> **PROBLEM DESCRIPTION**: Leave out the pictures, and write out exactly the lines from the beginning of the material to the line holding "damage4mm, damage6mm, damage8mm];", that line included, and nothing else.

::::

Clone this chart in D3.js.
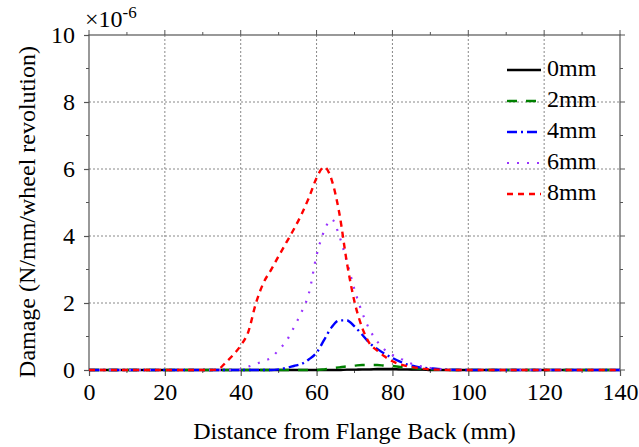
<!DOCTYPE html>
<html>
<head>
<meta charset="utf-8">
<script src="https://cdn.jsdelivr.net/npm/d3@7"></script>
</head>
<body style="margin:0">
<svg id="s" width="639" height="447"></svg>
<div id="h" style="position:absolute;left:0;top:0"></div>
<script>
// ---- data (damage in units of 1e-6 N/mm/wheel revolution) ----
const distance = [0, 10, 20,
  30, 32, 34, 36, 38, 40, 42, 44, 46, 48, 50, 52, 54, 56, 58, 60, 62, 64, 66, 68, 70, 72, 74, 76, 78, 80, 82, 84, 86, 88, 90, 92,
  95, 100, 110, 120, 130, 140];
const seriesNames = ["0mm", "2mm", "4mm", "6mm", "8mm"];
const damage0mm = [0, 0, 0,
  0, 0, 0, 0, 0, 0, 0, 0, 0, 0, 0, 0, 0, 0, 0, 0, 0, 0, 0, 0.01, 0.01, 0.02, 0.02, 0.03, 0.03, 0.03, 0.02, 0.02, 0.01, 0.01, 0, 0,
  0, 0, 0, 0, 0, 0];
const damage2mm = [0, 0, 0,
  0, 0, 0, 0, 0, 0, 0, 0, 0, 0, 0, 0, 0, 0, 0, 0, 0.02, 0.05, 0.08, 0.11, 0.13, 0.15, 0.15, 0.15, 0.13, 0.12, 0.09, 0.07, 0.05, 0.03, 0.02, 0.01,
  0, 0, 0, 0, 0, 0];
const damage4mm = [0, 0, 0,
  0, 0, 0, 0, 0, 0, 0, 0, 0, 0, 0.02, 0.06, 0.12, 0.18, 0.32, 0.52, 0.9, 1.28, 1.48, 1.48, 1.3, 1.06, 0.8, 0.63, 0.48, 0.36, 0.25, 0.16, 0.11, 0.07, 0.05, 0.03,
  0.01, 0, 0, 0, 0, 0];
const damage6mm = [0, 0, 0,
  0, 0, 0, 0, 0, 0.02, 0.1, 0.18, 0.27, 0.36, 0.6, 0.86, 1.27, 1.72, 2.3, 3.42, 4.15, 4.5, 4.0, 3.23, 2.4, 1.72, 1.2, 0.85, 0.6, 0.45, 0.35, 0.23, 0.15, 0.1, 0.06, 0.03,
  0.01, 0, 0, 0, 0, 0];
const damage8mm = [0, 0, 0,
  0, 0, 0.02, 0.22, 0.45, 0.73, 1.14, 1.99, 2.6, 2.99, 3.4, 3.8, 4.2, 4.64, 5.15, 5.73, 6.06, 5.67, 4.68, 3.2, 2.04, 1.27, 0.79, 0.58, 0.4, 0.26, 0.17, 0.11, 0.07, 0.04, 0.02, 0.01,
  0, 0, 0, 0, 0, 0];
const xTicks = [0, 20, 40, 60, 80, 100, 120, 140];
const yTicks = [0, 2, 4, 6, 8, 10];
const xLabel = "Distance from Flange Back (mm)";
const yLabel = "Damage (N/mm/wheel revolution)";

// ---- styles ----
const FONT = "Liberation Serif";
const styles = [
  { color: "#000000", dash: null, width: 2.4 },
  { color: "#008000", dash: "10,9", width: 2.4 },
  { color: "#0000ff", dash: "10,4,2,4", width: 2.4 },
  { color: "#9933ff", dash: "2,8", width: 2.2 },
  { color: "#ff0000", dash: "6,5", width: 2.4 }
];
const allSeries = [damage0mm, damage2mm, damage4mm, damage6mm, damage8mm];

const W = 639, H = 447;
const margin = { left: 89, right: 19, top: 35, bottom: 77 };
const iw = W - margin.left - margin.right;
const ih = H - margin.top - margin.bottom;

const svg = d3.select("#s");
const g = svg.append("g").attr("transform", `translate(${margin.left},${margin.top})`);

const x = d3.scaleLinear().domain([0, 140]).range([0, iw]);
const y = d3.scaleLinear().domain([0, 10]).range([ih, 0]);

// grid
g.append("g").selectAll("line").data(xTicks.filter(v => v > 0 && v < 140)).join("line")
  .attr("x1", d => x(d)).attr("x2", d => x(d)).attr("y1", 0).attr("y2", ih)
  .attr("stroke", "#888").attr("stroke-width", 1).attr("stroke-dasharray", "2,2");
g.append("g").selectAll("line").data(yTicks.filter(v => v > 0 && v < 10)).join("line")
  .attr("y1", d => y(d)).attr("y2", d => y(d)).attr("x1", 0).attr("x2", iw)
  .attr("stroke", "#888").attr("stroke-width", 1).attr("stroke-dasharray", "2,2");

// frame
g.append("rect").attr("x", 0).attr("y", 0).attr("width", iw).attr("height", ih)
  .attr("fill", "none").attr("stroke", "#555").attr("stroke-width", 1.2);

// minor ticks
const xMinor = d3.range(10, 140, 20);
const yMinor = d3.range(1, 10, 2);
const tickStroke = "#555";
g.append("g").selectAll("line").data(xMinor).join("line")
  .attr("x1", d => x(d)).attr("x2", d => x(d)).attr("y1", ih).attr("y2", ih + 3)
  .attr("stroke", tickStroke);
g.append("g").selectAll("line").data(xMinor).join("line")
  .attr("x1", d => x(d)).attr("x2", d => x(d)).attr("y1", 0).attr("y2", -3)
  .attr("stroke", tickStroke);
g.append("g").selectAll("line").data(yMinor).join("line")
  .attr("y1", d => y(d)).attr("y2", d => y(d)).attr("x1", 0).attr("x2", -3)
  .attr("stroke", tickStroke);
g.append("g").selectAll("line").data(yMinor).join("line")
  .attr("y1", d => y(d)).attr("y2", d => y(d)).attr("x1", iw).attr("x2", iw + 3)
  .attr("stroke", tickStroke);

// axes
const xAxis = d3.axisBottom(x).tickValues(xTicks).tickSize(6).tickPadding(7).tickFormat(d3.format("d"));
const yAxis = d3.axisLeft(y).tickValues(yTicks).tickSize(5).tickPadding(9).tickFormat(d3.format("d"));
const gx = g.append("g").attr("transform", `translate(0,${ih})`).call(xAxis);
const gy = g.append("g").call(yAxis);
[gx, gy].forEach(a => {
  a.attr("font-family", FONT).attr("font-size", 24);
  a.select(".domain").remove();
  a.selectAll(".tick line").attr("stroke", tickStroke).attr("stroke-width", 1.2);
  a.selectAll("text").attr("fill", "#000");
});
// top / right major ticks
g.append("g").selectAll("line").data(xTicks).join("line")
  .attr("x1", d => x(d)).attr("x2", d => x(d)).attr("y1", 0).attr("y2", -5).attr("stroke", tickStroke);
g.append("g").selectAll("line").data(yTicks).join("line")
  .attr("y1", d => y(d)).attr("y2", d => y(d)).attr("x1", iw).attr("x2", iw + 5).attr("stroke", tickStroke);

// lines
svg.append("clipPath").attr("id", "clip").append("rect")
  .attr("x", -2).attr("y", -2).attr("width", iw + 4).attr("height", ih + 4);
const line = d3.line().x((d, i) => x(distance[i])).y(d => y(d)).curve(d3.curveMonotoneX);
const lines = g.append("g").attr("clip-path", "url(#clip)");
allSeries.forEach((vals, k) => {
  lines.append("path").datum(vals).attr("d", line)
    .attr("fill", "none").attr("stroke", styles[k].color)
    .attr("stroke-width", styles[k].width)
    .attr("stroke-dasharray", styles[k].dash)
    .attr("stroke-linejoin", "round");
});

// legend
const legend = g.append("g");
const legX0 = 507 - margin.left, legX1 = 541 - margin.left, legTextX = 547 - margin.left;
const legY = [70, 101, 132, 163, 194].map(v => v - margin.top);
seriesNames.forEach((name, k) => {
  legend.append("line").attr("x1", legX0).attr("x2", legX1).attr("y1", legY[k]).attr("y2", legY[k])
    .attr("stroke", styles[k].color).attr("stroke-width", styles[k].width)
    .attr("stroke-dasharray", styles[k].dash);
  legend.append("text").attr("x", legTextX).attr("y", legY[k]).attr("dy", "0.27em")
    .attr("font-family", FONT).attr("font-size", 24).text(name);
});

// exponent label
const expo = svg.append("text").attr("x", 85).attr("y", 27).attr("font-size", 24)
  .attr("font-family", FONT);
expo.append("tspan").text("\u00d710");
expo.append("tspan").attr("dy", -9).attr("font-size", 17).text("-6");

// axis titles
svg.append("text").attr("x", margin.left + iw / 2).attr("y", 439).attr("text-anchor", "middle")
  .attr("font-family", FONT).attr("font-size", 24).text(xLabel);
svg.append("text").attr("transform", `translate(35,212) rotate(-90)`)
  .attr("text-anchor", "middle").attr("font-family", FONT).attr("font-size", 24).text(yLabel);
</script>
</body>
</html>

::::

> **SOLUTION TO THIS TASK**:
Clone this chart in D3.js.
<!DOCTYPE html>
<html>
<head>
<meta charset="utf-8">
<script src="https://cdn.jsdelivr.net/npm/d3@7"></script>
</head>
<body style="margin:0">
<svg id="s" width="639" height="447"></svg>
<div id="h" style="position:absolute;left:0;top:0"></div>
<script>
// ---- data (damage in units of 1e-6 N/mm/wheel revolution) ----
const distance = [0, 10, 20,
  30, 32, 34, 36, 38, 40, 42, 44, 46, 48, 50, 52, 54, 56, 58, 60, 62, 64, 66, 68, 70, 72, 74, 76, 78, 80, 82, 84, 86, 88, 90, 92,
  95, 100, 110, 120, 130, 140];
const seriesNames = ["0mm", "2mm", "4mm", "6mm", "8mm"];
const damage0mm = [0, 0, 0,
  0, 0, 0, 0, 0, 0, 0, 0, 0, 0, 0, 0, 0, 0, 0, 0, 0, 0, 0, 0.01, 0.01, 0.02, 0.02, 0.03, 0.03, 0.03, 0.02, 0.02, 0.01, 0.01, 0, 0,
  0, 0, 0, 0, 0, 0];
const damage2mm = [0, 0, 0,
  0, 0, 0, 0, 0, 0, 0, 0, 0, 0, 0, 0, 0, 0, 0, 0, 0.02, 0.05, 0.08, 0.11, 0.13, 0.15, 0.15, 0.15, 0.13, 0.12, 0.09, 0.07, 0.05, 0.03, 0.02, 0.01,
  0, 0, 0, 0, 0, 0];
const damage4mm = [0, 0, 0,
  0, 0, 0, 0, 0, 0, 0, 0, 0, 0, 0.02, 0.06, 0.12, 0.18, 0.32, 0.52, 0.9, 1.28, 1.48, 1.48, 1.3, 1.06, 0.8, 0.63, 0.48, 0.36, 0.25, 0.16, 0.11, 0.07, 0.05, 0.03,
  0.01, 0, 0, 0, 0, 0];
const damage6mm = [0, 0, 0,
  0, 0, 0, 0, 0, 0.02, 0.1, 0.18, 0.27, 0.36, 0.6, 0.86, 1.27, 1.72, 2.3, 3.42, 4.15, 4.5, 4.0, 3.23, 2.4, 1.72, 1.2, 0.85, 0.6, 0.45, 0.35, 0.23, 0.15, 0.1, 0.06, 0.03,
  0.01, 0, 0, 0, 0, 0];
const damage8mm = [0, 0, 0,
  0, 0, 0.02, 0.22, 0.45, 0.73, 1.14, 1.99, 2.6, 2.99, 3.4, 3.8, 4.2, 4.64, 5.15, 5.73, 6.06, 5.67, 4.68, 3.2, 2.04, 1.27, 0.79, 0.58, 0.4, 0.26, 0.17, 0.11, 0.07, 0.04, 0.02, 0.01,
  0, 0, 0, 0, 0, 0];
const xTicks = [0, 20, 40, 60, 80, 100, 120, 140];
const yTicks = [0, 2, 4, 6, 8, 10];
const xLabel = "Distance from Flange Back (mm)";
const yLabel = "Damage (N/mm/wheel revolution)";

// ---- styles ----
const FONT = "Liberation Serif";
const styles = [
  { color: "#000000", dash: null, width: 2.4 },
  { color: "#008000", dash: "10,9", width: 2.4 },
  { color: "#0000ff", dash: "10,4,2,4", width: 2.4 },
  { color: "#9933ff", dash: "2,8", width: 2.2 },
  { color: "#ff0000", dash: "6,5", width: 2.4 }
];
const allSeries = [damage0mm, damage2mm, damage4mm, damage6mm, damage8mm];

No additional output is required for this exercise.